-- Begin DATASET CONTENT --
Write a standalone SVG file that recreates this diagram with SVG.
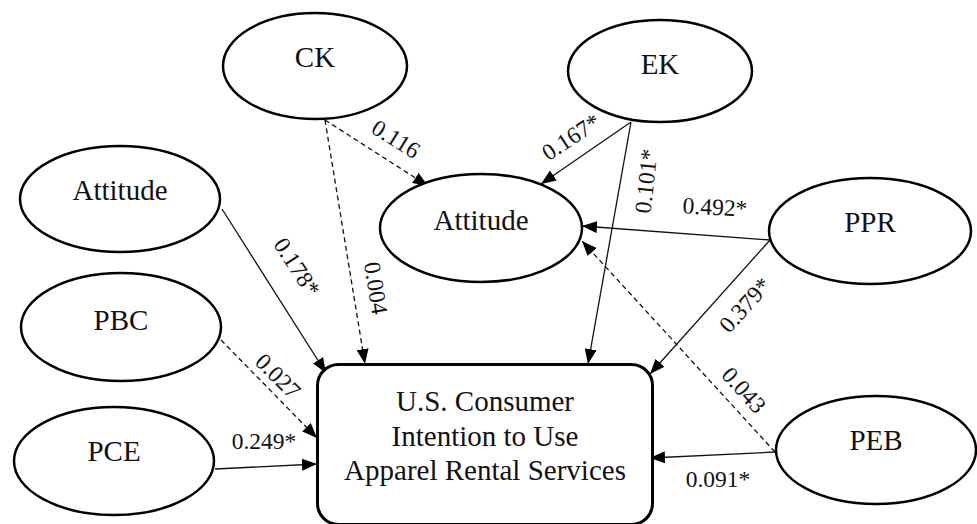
<svg xmlns="http://www.w3.org/2000/svg" width="977" height="524" viewBox="0 0 977 524">
  <style>
    .node { fill: #fff; stroke: #000; stroke-width: 2.5; }
    .box { fill: #fff; stroke: #000; stroke-width: 3; }
    .nlabel { font-family: "Liberation Serif", "Times New Roman", serif; font-size: 29px; fill: #111; text-anchor: middle; }
    .elabel { font-family: "Liberation Serif", "Times New Roman", serif; font-size: 23.5px; fill: #111; text-anchor: middle; }
    .edge { stroke: #111; stroke-width: 1.3; fill: none; marker-end: url(#arrow); }
    .dash { stroke-dasharray: 5 3.5; }
  </style>
  <defs>
    <marker id="arrow" markerUnits="userSpaceOnUse" markerWidth="15" markerHeight="12" refX="15" refY="6" orient="auto">
      <path d="M0,0 L15,6 L0,12 z" fill="#000"/>
    </marker>
  </defs>
  <rect width="977" height="524" fill="#fff"/>

  <!-- paths between constructs -->
  <g id="connectors">
    <line class="edge dash" x1="325" y1="120" x2="428" y2="186"/>
    <line class="edge dash" x1="325" y1="120" x2="365" y2="364"/>
    <line class="edge" x1="222" y1="209" x2="326" y2="373"/>
    <line class="edge dash" x1="221" y1="340" x2="317" y2="438"/>
    <line class="edge" x1="215" y1="469" x2="317" y2="464"/>
    <line class="edge" x1="631" y1="122" x2="541" y2="184"/>
    <line class="edge" x1="631" y1="122" x2="588" y2="364"/>
    <line class="edge" x1="770" y1="240" x2="582" y2="226"/>
    <line class="edge" x1="770" y1="240" x2="650" y2="374"/>
    <line class="edge dash" x1="775" y1="452" x2="582" y2="241"/>
    <line class="edge" x1="775" y1="452" x2="650" y2="458"/>

    <!-- path coefficients -->
    <text class="elabel" transform="translate(396,139) rotate(32)" y="8">0.116</text>
    <text class="elabel" transform="translate(376,288) rotate(81)" y="8">0.004</text>
    <text class="elabel" transform="translate(297,267) rotate(57)" y="8">0.178*</text>
    <text class="elabel" transform="translate(278,376) rotate(45)" y="8">0.027</text>
    <text class="elabel" x="264" y="449">0.249*</text>
    <text class="elabel" transform="translate(571,137) rotate(-33.5)" y="8">0.167*</text>
    <text class="elabel" transform="translate(646,181) rotate(-84)" y="8">0.101*</text>
    <text class="elabel" transform="translate(715,207) rotate(3)" y="8">0.492*</text>
    <text class="elabel" transform="translate(745,305) rotate(-48)" y="8">0.379*</text>
    <text class="elabel" transform="translate(744,390) rotate(48)" y="8">0.043</text>
    <text class="elabel" x="718" y="487">0.091*</text>
  </g>

  <g id="ck">
    <ellipse class="node" cx="315" cy="66" rx="92" ry="53"/>
    <text class="nlabel" x="315" y="67">CK</text>
  </g>
  <g id="ek">
    <ellipse class="node" cx="660" cy="71" rx="92" ry="51"/>
    <text class="nlabel" x="660" y="74">EK</text>
  </g>
  <g id="attitude-left">
    <ellipse class="node" cx="120" cy="199" rx="100" ry="53"/>
    <text class="nlabel" x="120" y="200">Attitude</text>
  </g>
  <g id="attitude-center">
    <ellipse class="node" cx="481" cy="228" rx="101" ry="54"/>
    <text class="nlabel" x="481" y="230">Attitude</text>
  </g>
  <g id="ppr">
    <ellipse class="node" cx="870" cy="231" rx="101" ry="53"/>
    <text class="nlabel" x="870" y="232">PPR</text>
  </g>
  <g id="pbc">
    <ellipse class="node" cx="121" cy="327" rx="100" ry="54"/>
    <text class="nlabel" x="121" y="330">PBC</text>
  </g>
  <g id="pce">
    <ellipse class="node" cx="114" cy="461" rx="100" ry="54"/>
    <text class="nlabel" x="114" y="461">PCE</text>
  </g>
  <g id="peb">
    <ellipse class="node" cx="876" cy="450" rx="100" ry="54"/>
    <text class="nlabel" x="876" y="450">PEB</text>
  </g>
  <g id="intention">
    <rect class="box" x="317.5" y="364.5" width="335" height="160" rx="21" ry="21"/>
    <text class="nlabel" x="485" y="411">U.S. Consumer</text>
    <text class="nlabel" x="485" y="446">Intention to Use</text>
    <text class="nlabel" x="485" y="480">Apparel Rental Services</text>
  </g>
</svg>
-- End DATASET CONTENT --
> **EXERCISE DETAILS**: All the lines above are to be reproduced exactly, except the pictures.

> **ANSWER TO THE PROBLEM**:
Write a standalone SVG file that recreates this diagram with SVG.
<svg xmlns="http://www.w3.org/2000/svg" width="977" height="524" viewBox="0 0 977 524">
  <style>
    .node { fill: #fff; stroke: #000; stroke-width: 2.5; }
    .box { fill: #fff; stroke: #000; stroke-width: 3; }
    .nlabel { font-family: "Liberation Serif", "Times New Roman", serif; font-size: 29px; fill: #111; text-anchor: middle; }
    .elabel { font-family: "Liberation Serif", "Times New Roman", serif; font-size: 23.5px; fill: #111; text-anchor: middle; }
    .edge { stroke: #111; stroke-width: 1.3; fill: none; marker-end: url(#arrow); }
    .dash { stroke-dasharray: 5 3.5; }
  </style>
  <defs>
    <marker id="arrow" markerUnits="userSpaceOnUse" markerWidth="15" markerHeight="12" refX="15" refY="6" orient="auto">
      <path d="M0,0 L15,6 L0,12 z" fill="#000"/>
    </marker>
  </defs>
  <rect width="977" height="524" fill="#fff"/>

  <!-- paths between constructs -->
  <g id="connectors">
    <line class="edge dash" x1="325" y1="120" x2="428" y2="186"/>
    <line class="edge dash" x1="325" y1="120" x2="365" y2="364"/>
    <line class="edge" x1="222" y1="209" x2="326" y2="373"/>
    <line class="edge dash" x1="221" y1="340" x2="317" y2="438"/>
    <line class="edge" x1="215" y1="469" x2="317" y2="464"/>
    <line class="edge" x1="631" y1="122" x2="541" y2="184"/>
    <line class="edge" x1="631" y1="122" x2="588" y2="364"/>
    <line class="edge" x1="770" y1="240" x2="582" y2="226"/>
    <line class="edge" x1="770" y1="240" x2="650" y2="374"/>
    <line class="edge dash" x1="775" y1="452" x2="582" y2="241"/>
    <line class="edge" x1="775" y1="452" x2="650" y2="458"/>

    <!-- path coefficients -->
    <text class="elabel" transform="translate(396,139) rotate(32)" y="8">0.116</text>
    <text class="elabel" transform="translate(376,288) rotate(81)" y="8">0.004</text>
    <text class="elabel" transform="translate(297,267) rotate(57)" y="8">0.178*</text>
    <text class="elabel" transform="translate(278,376) rotate(45)" y="8">0.027</text>
    <text class="elabel" x="264" y="449">0.249*</text>
    <text class="elabel" transform="translate(571,137) rotate(-33.5)" y="8">0.167*</text>
    <text class="elabel" transform="translate(646,181) rotate(-84)" y="8">0.101*</text>
    <text class="elabel" transform="translate(715,207) rotate(3)" y="8">0.492*</text>
    <text class="elabel" transform="translate(745,305) rotate(-48)" y="8">0.379*</text>
    <text class="elabel" transform="translate(744,390) rotate(48)" y="8">0.043</text>
    <text class="elabel" x="718" y="487">0.091*</text>
  </g>

  <g id="ck">
    <ellipse class="node" cx="315" cy="66" rx="92" ry="53"/>
    <text class="nlabel" x="315" y="67">CK</text>
  </g>
  <g id="ek">
    <ellipse class="node" cx="660" cy="71" rx="92" ry="51"/>
    <text class="nlabel" x="660" y="74">EK</text>
  </g>
  <g id="attitude-left">
    <ellipse class="node" cx="120" cy="199" rx="100" ry="53"/>
    <text class="nlabel" x="120" y="200">Attitude</text>
  </g>
  <g id="attitude-center">
    <ellipse class="node" cx="481" cy="228" rx="101" ry="54"/>
    <text class="nlabel" x="481" y="230">Attitude</text>
  </g>
  <g id="ppr">
    <ellipse class="node" cx="870" cy="231" rx="101" ry="53"/>
    <text class="nlabel" x="870" y="232">PPR</text>
  </g>
  <g id="pbc">
    <ellipse class="node" cx="121" cy="327" rx="100" ry="54"/>
    <text class="nlabel" x="121" y="330">PBC</text>
  </g>
  <g id="pce">
    <ellipse class="node" cx="114" cy="461" rx="100" ry="54"/>
    <text class="nlabel" x="114" y="461">PCE</text>
  </g>
  <g id="peb">
    <ellipse class="node" cx="876" cy="450" rx="100" ry="54"/>
    <text class="nlabel" x="876" y="450">PEB</text>
  </g>
  <g id="intention">
    <rect class="box" x="317.5" y="364.5" width="335" height="160" rx="21" ry="21"/>
    <text class="nlabel" x="485" y="411">U.S. Consumer</text>
    <text class="nlabel" x="485" y="446">Intention to Use</text>
    <text class="nlabel" x="485" y="480">Apparel Rental Services</text>
  </g>
</svg>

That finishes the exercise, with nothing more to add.